What is being asked
Return, without pictures, the lines from the start of the data through the one that contains "trend_y = [516, 264, 428, 315, 506]".

Stored data

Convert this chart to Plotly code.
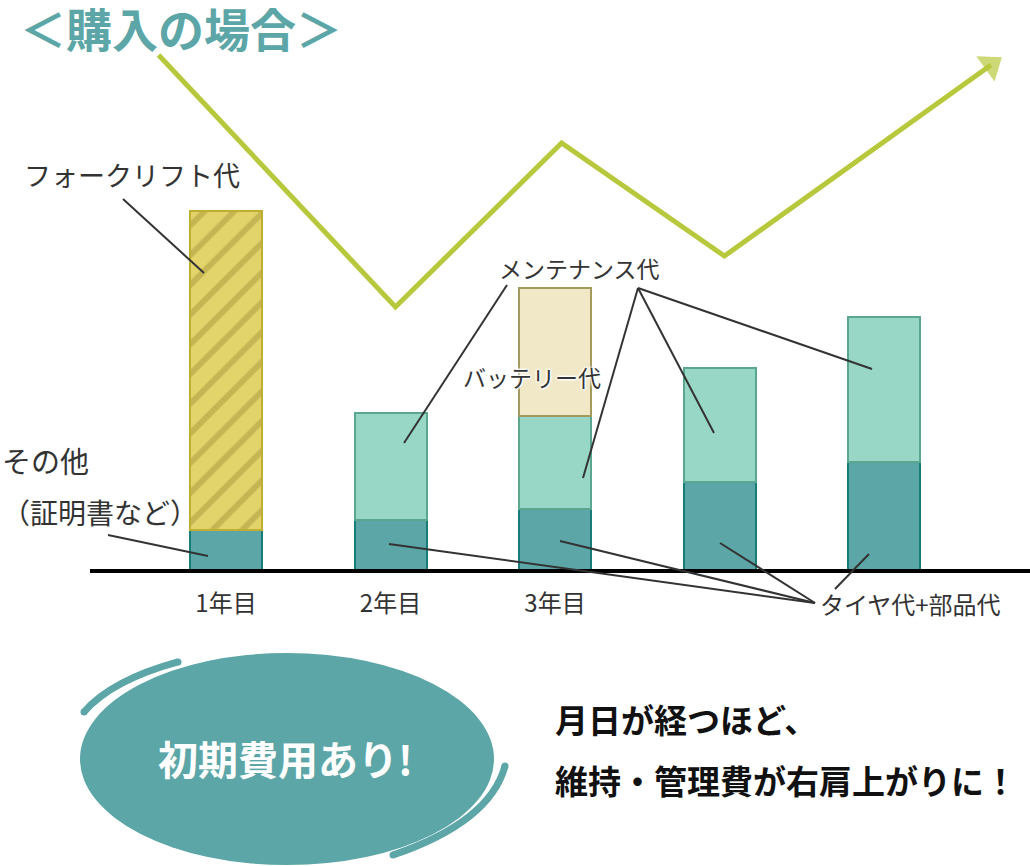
import plotly.graph_objects as go

W, H = 1030, 866

# ---- data -------------------------------------------------------------
positions = [1, 2, 3, 4, 5]
tick_positions = [1, 2, 3]
tick_labels = ["1年目", "2年目", "3年目"]

tire_parts = [41, 51, 62, 89, 109]          # タイヤ代+部品代 / その他
forklift = [319, None, None, None, None]    # フォークリフト代
maintenance = [None, 107, 93, 114, 145]     # メンテナンス代
battery = [None, None, 128, None, None]     # バッテリー代

trend_x = [0.59, 2.03, 3.04, 4.03, 5.65]
trend_y = [516, 264, 428, 315, 506]

# ---- colours ----------------------------------------------------------
TEAL = "#5ca6a8"
TEAL_LINE = "#187c78"
MINT = "#98d7c5"
MINT_LINE = "#5aa68e"
BEIGE = "#f0e8c7"
BEIGE_LINE = "#a39a5e"
YELLOW = "#e2d46b"
YELLOW_LINE = "#c0ae33"
HATCH = "#a8983c"
LIME = "#b8c83c"
FONT = "Noto Sans CJK JP"

BAR_W = 0.4377

fig = go.Figure()
fig.add_trace(go.Bar(x=positions, y=tire_parts, width=BAR_W,
                     marker=dict(color=TEAL, line=dict(color=TEAL_LINE, width=2))))
fig.add_trace(go.Bar(x=positions, y=forklift, width=BAR_W,
                     marker=dict(color=YELLOW, line=dict(color=YELLOW_LINE, width=2),
                                 pattern=dict(shape="/", fgcolor=HATCH, size=21, solidity=0.28))))
fig.add_trace(go.Bar(x=positions, y=maintenance, width=BAR_W,
                     marker=dict(color=MINT, line=dict(color=MINT_LINE, width=2))))
fig.add_trace(go.Bar(x=positions, y=battery, width=BAR_W,
                     marker=dict(color=BEIGE, line=dict(color=BEIGE_LINE, width=2))))

fig.add_trace(go.Scatter(
    x=trend_x, y=trend_y, mode="lines+markers",
    line=dict(color=LIME, width=5),
    marker=dict(symbol=["circle"] * 4 + ["triangle-up"], size=[0, 0, 0, 0, 27],
                color=LIME, angleref="previous", line=dict(width=0)),
))


def P(px, py):
    return px / W, 1 - py / H


def pxpath(cmds):
    out = []
    for c in cmds:
        if isinstance(c, str):
            out.append(c)
        else:
            x, y = P(*c)
            out.append(f"{x:.5f},{y:.5f}")
    return " ".join(out)


shapes = []
# ellipse and swooshes
x0, y0 = P(80, 865)
x1, y1 = P(494, 653)
shapes.append(dict(type="circle", xref="paper", yref="paper", x0=x0, x1=x1, y0=y0, y1=y1,
                   fillcolor=TEAL, line=dict(width=0), layer="below"))
shapes.append(dict(type="path", xref="paper", yref="paper",
                   path=pxpath(["M", (84, 712), "Q", (112, 680), (178, 662)]),
                   line=dict(color=TEAL, width=7)))
shapes.append(dict(type="path", xref="paper", yref="paper",
                   path=pxpath(["M", (505, 766), "Q", (490, 822), (393, 855)]),
                   line=dict(color=TEAL, width=7)))
# rounded caps for swooshes
for cx, cy in [(84, 712), (178, 662), (505, 766), (393, 855)]:
    a0, b0 = P(cx - 3.5, cy + 3.5)
    a1, b1 = P(cx + 3.5, cy - 3.5)
    shapes.append(dict(type="circle", xref="paper", yref="paper", x0=a0, y0=b0, x1=a1, y1=b1,
                       fillcolor=TEAL, line=dict(width=0)))

# baseline
shapes.append(dict(type="line", xref="paper", yref="y", x0=90 / W, x1=1, y0=0, y1=0,
                   line=dict(color="black", width=4), layer="above"))

# leader lines
leaders = [
    ((123, 199), (204, 273)),
    ((108, 535), (208, 556)),
    ((507, 285), (404, 443)),
    ((638, 288), (583, 478)),
    ((638, 288), (714, 433)),
    ((638, 288), (872, 369)),
    ((389, 544), (815, 603)),
    ((560, 541), (815, 603)),
    ((720, 543), (815, 603)),
    ((869, 554), (835, 589)),
]
for a, b in leaders:
    xa, ya = P(*a)
    xb, yb = P(*b)
    shapes.append(dict(type="line", xref="paper", yref="paper", x0=xa, y0=ya, x1=xb, y1=yb,
                       line=dict(color="#333333", width=2), layer="above"))

annotations = []


def txt(text, px, py, size, color="#333333", weight="normal", xanchor="left",
        yanchor="middle", shadow=None, **kw):
    x, y = P(px, py)
    f = dict(family=FONT, size=size, color=color, weight=weight)
    if shadow:
        f["shadow"] = shadow
    annotations.append(dict(text=text, x=x, y=y, xref="paper", yref="paper",
                            xanchor=xanchor, yanchor=yanchor, showarrow=False, font=f, **kw))


txt("＜購入の場合＞", 18, 0, 46, color=TEAL, weight="bold", yanchor="top",
    height=50, valign="middle")
txt("フォークリフト代", 22, 175, 27)
txt("その他", 0, 460, 29)
txt("（証明書など）", 0, 512, 28)
txt("メンテナンス代", 497, 268, 23)
txt("バッテリー代", 461, 377, 23,
    shadow="1px 1px 2px white, -1px -1px 2px white, 1px -1px 2px white, -1px 1px 2px white")
txt("タイヤ代+部品代", 818, 603, 24)
txt("初期費用あり!", 285, 758, 40, color="white", weight="bold", xanchor="center")
txt("月日が経つほど、", 553, 719, 33, color="#111111", weight="bold")
txt("維持・管理費が右肩上がりに！", 553, 780, 33, color="#111111", weight="bold")

fig.update_layout(
    width=W, height=H,
    margin=dict(l=0, r=0, t=0, b=0),
    paper_bgcolor="white", plot_bgcolor="rgba(0,0,0,0)",
    barmode="stack", bargap=0, showlegend=False,
    shapes=shapes, annotations=annotations,
    xaxis=dict(range=[-0.3739, 5.8875], tickvals=tick_positions, ticktext=tick_labels,
               showgrid=False, zeroline=False, showline=False, ticks="",
               anchor="free", position=1 - 571 / H, ticklabelstandoff=16,
               tickfont=dict(family=FONT, size=24, color="#333333"), fixedrange=True),
    yaxis=dict(range=[571 - H, 571], showgrid=False, zeroline=False, showline=False,
               showticklabels=False, ticks="", fixedrange=True),
    font=dict(family=FONT),
)

fig.write_html("out.html")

Complete response
Convert this chart to Plotly code.
import plotly.graph_objects as go

W, H = 1030, 866

# ---- data -------------------------------------------------------------
positions = [1, 2, 3, 4, 5]
tick_positions = [1, 2, 3]
tick_labels = ["1年目", "2年目", "3年目"]

tire_parts = [41, 51, 62, 89, 109]          # タイヤ代+部品代 / その他
forklift = [319, None, None, None, None]    # フォークリフト代
maintenance = [None, 107, 93, 114, 145]     # メンテナンス代
battery = [None, None, 128, None, None]     # バッテリー代

trend_x = [0.59, 2.03, 3.04, 4.03, 5.65]
trend_y = [516, 264, 428, 315, 506]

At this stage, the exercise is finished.